Like, not even to shill Ocaml itself (it's a good language though), but even if it wasn't, as far as programming books go, Real World Ocaml is one of my favorite ones, and the reason is, is that it has a whole section going over the tooling and the implementation of the language.

So yeah, you get all the features of the language in the first second, then some common libraries and tasks in the middle section, but the final section goes over the actual implementation of the language.

It goes over how the type checker works. And the garbage collector works (and how to tune settings for the garbage collector). And how various language elements (high level things like variants) actually get implemented in memory. And all the various tools and how they fit together.

It's not just a black box.

A lot of programming languages that introduce high level, cerebral concepts like functional programming or pure object oriented programming (like Smalltalk) or whatever can get kinda culty at times. Some of their advocates act like they're going to reinvent the way you think about programming and you'll never, ever have to deal with dirty low level nonsense like bit sizes and CPU caches and stuff like that. That's for the grunts implementing the compiler to deal with, but you working on the important, high level stuff won't have to sully your hands.

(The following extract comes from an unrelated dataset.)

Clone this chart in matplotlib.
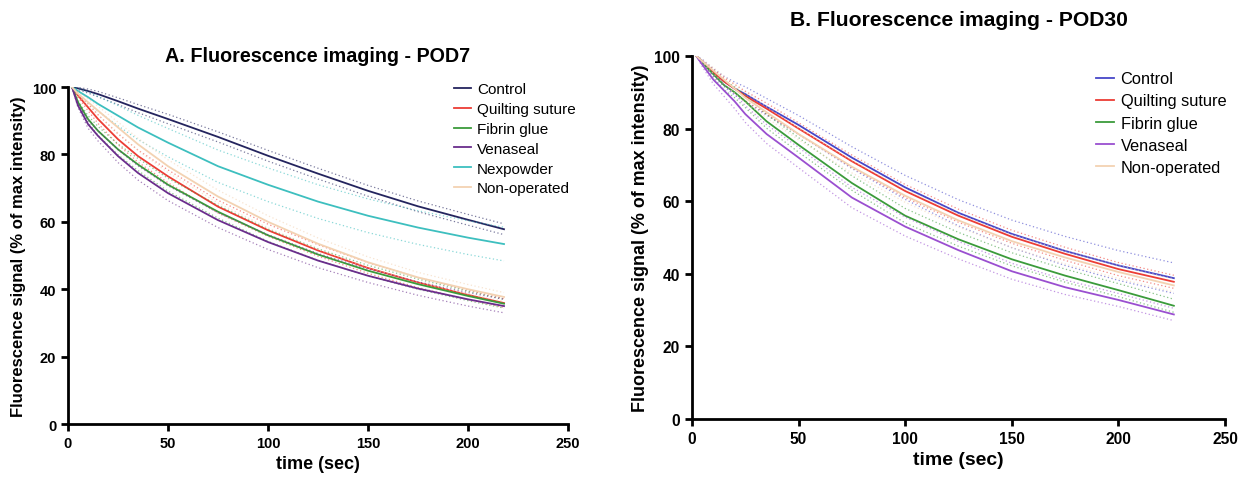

I do think functional programming is good. And it will change the way you think about things. But you're still doing work on a computer. A real computer, not an abstract, perfect, mathematical model. And sometimes you might need to come back down to earth and deal with the implications of that.
 
I do think functional programming is good. And it will change the way you think about things. But you're still doing work on a computer. A real computer, not an abstract, perfect, mathematical model. And sometimes you might need to come back down to earth and deal with the implications of that.
I appreciate and respect the approach Ocaml is taking to trying to establish their language. I think it has the best chance of being adopted out of any of the ML languages.